Second, the hydrolysis question. Whatever gas forms will consist of
neutral molecules. I'm no sure what you mean by 'hydroxide' gas. I
suppose there could be a tiny amount of hydrogen peroxide, H2O2, but
it's less stable than a water- O2 combination, so you shouldn't get
much. You'd have to look up some redox potentials or ask somebody more
competent whether in the presence of high Cl- concentrations (e.g. from
NaCl) you might get Cl2 rather than O2. If you use a basic solution,
with the main negative ion being OH-, that won't be a problem. At the
other electrode, you should only get H2 gas, because most of the
typical positive ions that might be around (Na+, etc ) would plate out
as solids, not gases.
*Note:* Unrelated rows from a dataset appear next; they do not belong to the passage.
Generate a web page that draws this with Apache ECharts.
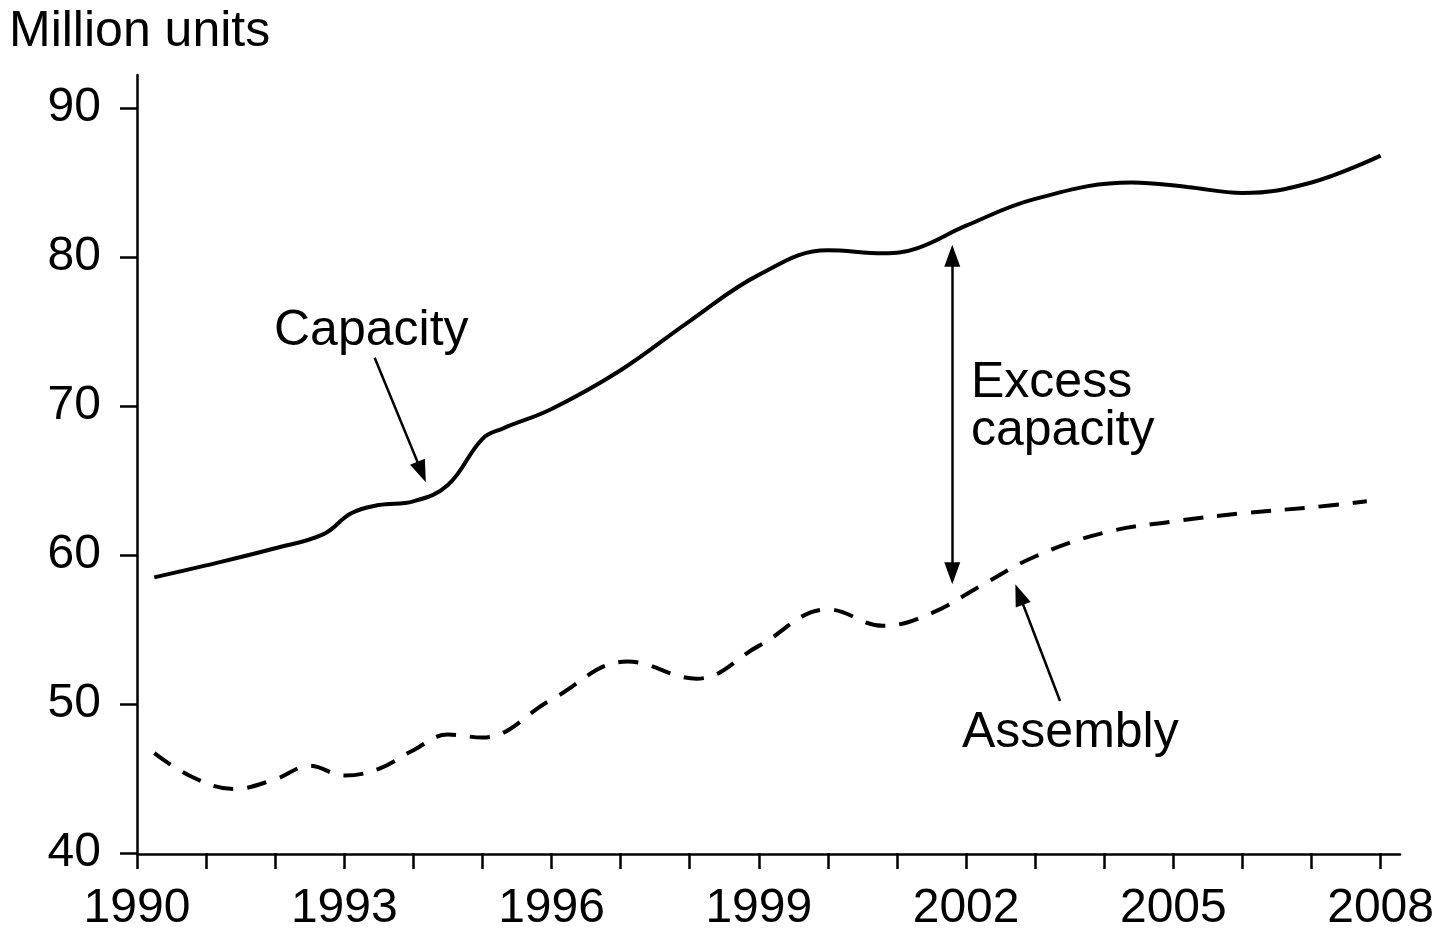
<!DOCTYPE html>
<html>
<head>
<meta charset="utf-8">
<script src="https://cdn.jsdelivr.net/npm/echarts@6/dist/echarts.min.js"></script>
<style>
  html, body { margin: 0; padding: 0; background: #fff; }
  #chart { width: 1437px; height: 933px; }
</style>
</head>
<body>
<div id="chart"></div>
<script>
// values (year, million units)
const capacityYears = [1990.25, 1991, 1992, 1992.7, 1993.1, 1993.5, 1994, 1994.5, 1995, 1995.3, 1996, 1997, 1998, 1999, 2000, 2000.8, 2001.3, 2002, 2003, 2004.4, 2005.2, 2006, 2007, 2008];
const capacityValues = [58.5, 59.3, 60.45, 61.4, 62.8, 63.35, 63.6, 64.7, 67.8, 68.5, 69.8, 72.4, 75.7, 78.8, 80.45, 80.25, 80.6, 82.1, 83.9, 85.0, 84.7, 84.3, 85.0, 86.8];
const assemblyYears = [1990.25, 1990.8, 1991.4, 1992, 1992.5, 1993, 1993.5, 1994, 1994.5, 1995, 1996, 1997.1, 1998.1, 1999, 2000, 2000.8, 2001.5, 2002.2, 2003, 2004, 2005, 2006, 2007, 2007.8];
const assemblyValues = [46.7, 45.1, 44.3, 44.95, 45.85, 45.2, 45.65, 46.9, 47.95, 47.75, 50.3, 52.85, 51.7, 53.9, 56.35, 55.25, 56.1, 57.9, 59.9, 61.5, 62.25, 62.8, 63.2, 63.6];
const yearLabels = [1990, 1993, 1996, 1999, 2002, 2005, 2008];
const yTicks = [40, 50, 60, 70, 80, 90];

const pair = (xs, ys) => xs.map((x, i) => [x, ys[i]]);

const font = '"Liberation Sans", Arial, sans-serif';
const tickSize = 48;
const textSize = 50;

var myChart = echarts.init(document.getElementById('chart'));

var option = {
  animation: false,
  title: {
    text: 'Million units',
    left: 4,
    top: 2,
    textStyle: { color: '#000', fontSize: textSize, fontWeight: 'normal', fontFamily: font }
  },
  grid: [
    { left: 137, right: 54, top: 108, bottom: 79 },
    // only for the axis lines running past the last ticks
    { left: 137, right: 37, top: 75, bottom: 79 }
  ],
  xAxis: [
    {
      type: 'value', gridIndex: 0,
      min: 1990, max: 2008, interval: 1,
      splitLine: { show: false },
      axisLine: { show: false },
      axisTick: { show: true, inside: false, length: 16, lineStyle: { color: '#000', width: 2.5 } },
      axisLabel: {
        color: '#000', fontSize: tickSize, fontFamily: font, margin: 32,
        formatter: v => yearLabels.indexOf(v) >= 0 ? String(v) : ''
      }
    },
    {
      type: 'value', gridIndex: 1, min: 0, max: 1,
      axisLine: { show: true, lineStyle: { color: '#000', width: 2.5 } },
      axisTick: { show: false }, axisLabel: { show: false }, splitLine: { show: false }
    }
  ],
  yAxis: [
    {
      type: 'value', gridIndex: 0,
      min: 40, max: 90, interval: 10,
      splitLine: { show: false },
      axisLine: { show: false },
      axisTick: { show: true, length: 17, lineStyle: { color: '#000', width: 2.5 } },
      axisLabel: {
        color: '#000', fontSize: tickSize, fontFamily: font, margin: 36,
        formatter: v => yTicks.indexOf(v) >= 0 ? String(v) : ''
      }
    },
    {
      type: 'value', gridIndex: 1, min: 0, max: 1,
      axisLine: { show: true, lineStyle: { color: '#000', width: 2.5 } },
      axisTick: { show: false }, axisLabel: { show: false }, splitLine: { show: false }
    }
  ],
  series: [
    {
      name: 'Capacity',
      type: 'line',
      xAxisIndex: 0, yAxisIndex: 0,
      data: pair(capacityYears, capacityValues),
      smooth: 0.4,
      showSymbol: false,
      lineStyle: { color: '#000', width: 4 },
      markLine: {
        silent: true,
        symbolSize: [16, 22],
        label: { show: false },
        lineStyle: { color: '#000', width: 2.5, type: 'solid' },
        data: [
          [{ coord: [1993.44, 73.24], symbol: 'none' }, { coord: [1994.12, 65.57], symbol: 'triangle' }],
          [{ coord: [2001.8, 80.08], symbol: 'triangle' }, { coord: [2001.8, 58.77], symbol: 'triangle' }],
          [{ coord: [2003.36, 50.2], symbol: 'none' }, { coord: [2002.77, 57.35], symbol: 'triangle' }]
        ]
      }
    },
    {
      name: 'Assembly',
      type: 'line',
      xAxisIndex: 0, yAxisIndex: 0,
      data: pair(assemblyYears, assemblyValues),
      smooth: 0.4,
      showSymbol: false,
      lineStyle: { color: '#000', width: 4, type: [20, 14] }
    }
  ],
  graphic: [
    { type: 'text', left: 274, top: 306, style: { text: 'Capacity', font: textSize + 'px ' + font, fill: '#000' } },
    { type: 'text', left: 971, top: 358, style: { text: 'Excess\ncapacity', font: textSize + 'px ' + font, fill: '#000', lineHeight: 48 } },
    { type: 'text', left: 962, top: 708, style: { text: 'Assembly', font: textSize + 'px ' + font, fill: '#000' } }
  ]
};

myChart.setOption(option);
window.onresize = myChart.resize;
</script>
</body>
</html>
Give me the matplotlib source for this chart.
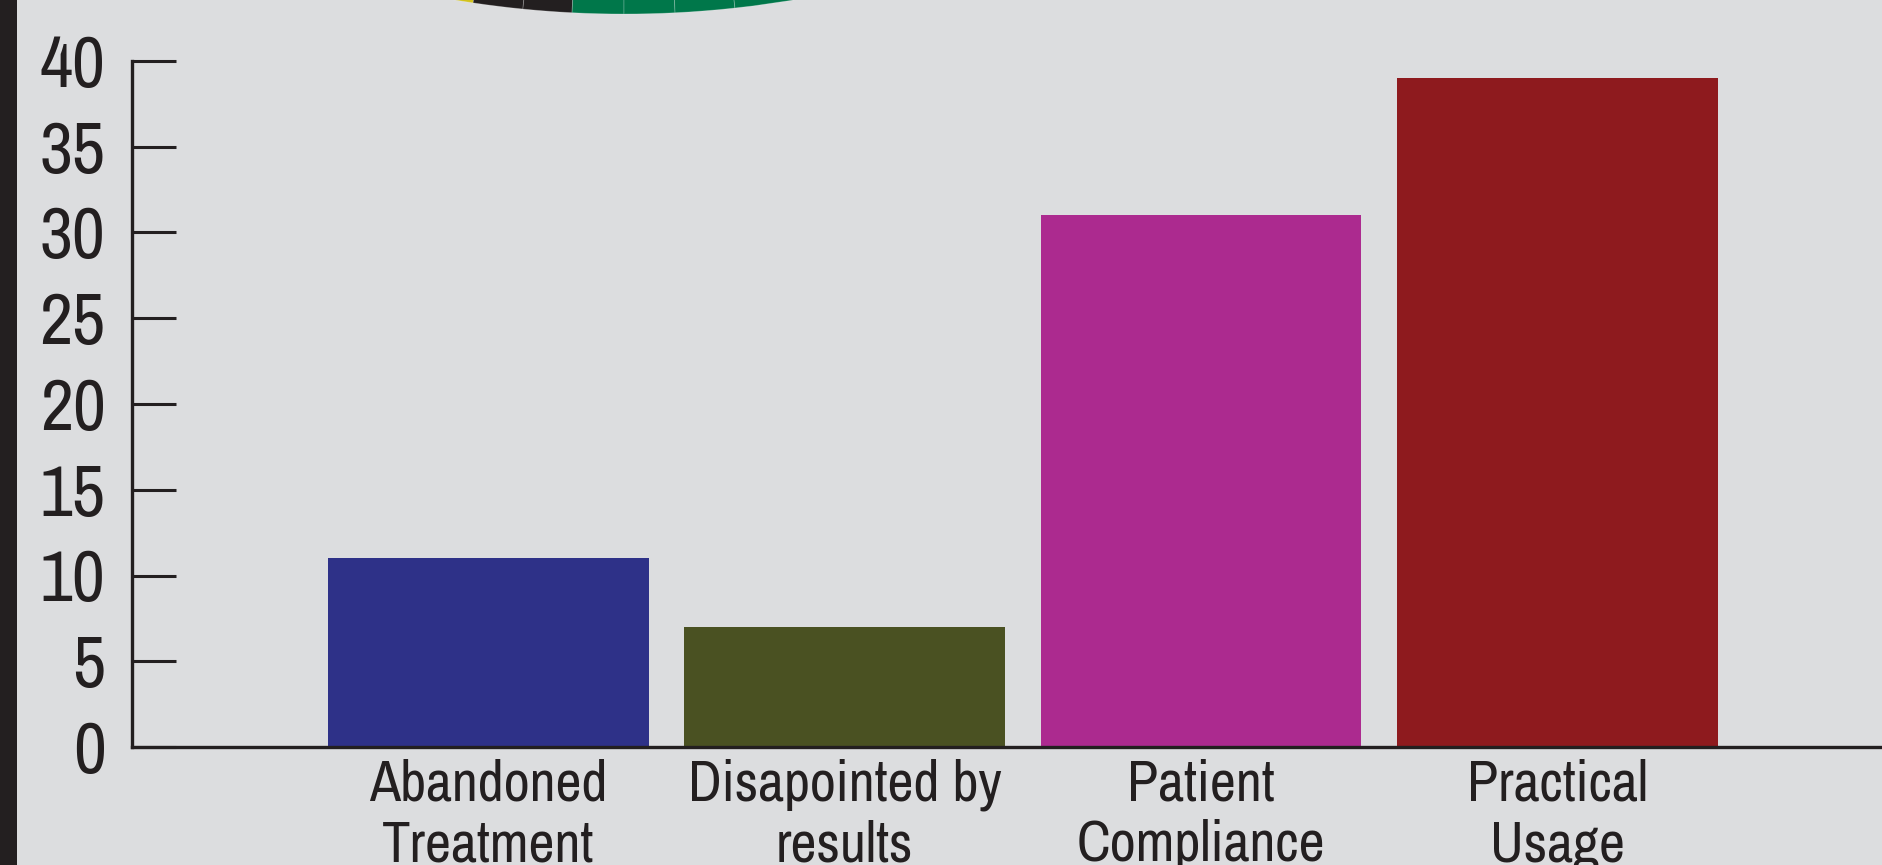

At any rate, the common experience with
reasonably pure water is that you get H2 at one electrode and O2 at the
other.
Mike W.
Sodium plating on an electrode immersed in water won't happen
because metallic sodium reacts instantly with the water to form sodium
ions, hydroxide ions (which stay in solution), and hydrogen gas, which
may bubble off (it's the same electrode the hydrogen bubbles off of
anyway so you wouldn't notice a difference with the salt present on
that side. I can't say much about the chlorine -- it might dissolve in
the water). Hydrogen peroxide also is fairly soluble in water, so I
wouldn't imagine much of that would come off as a gas.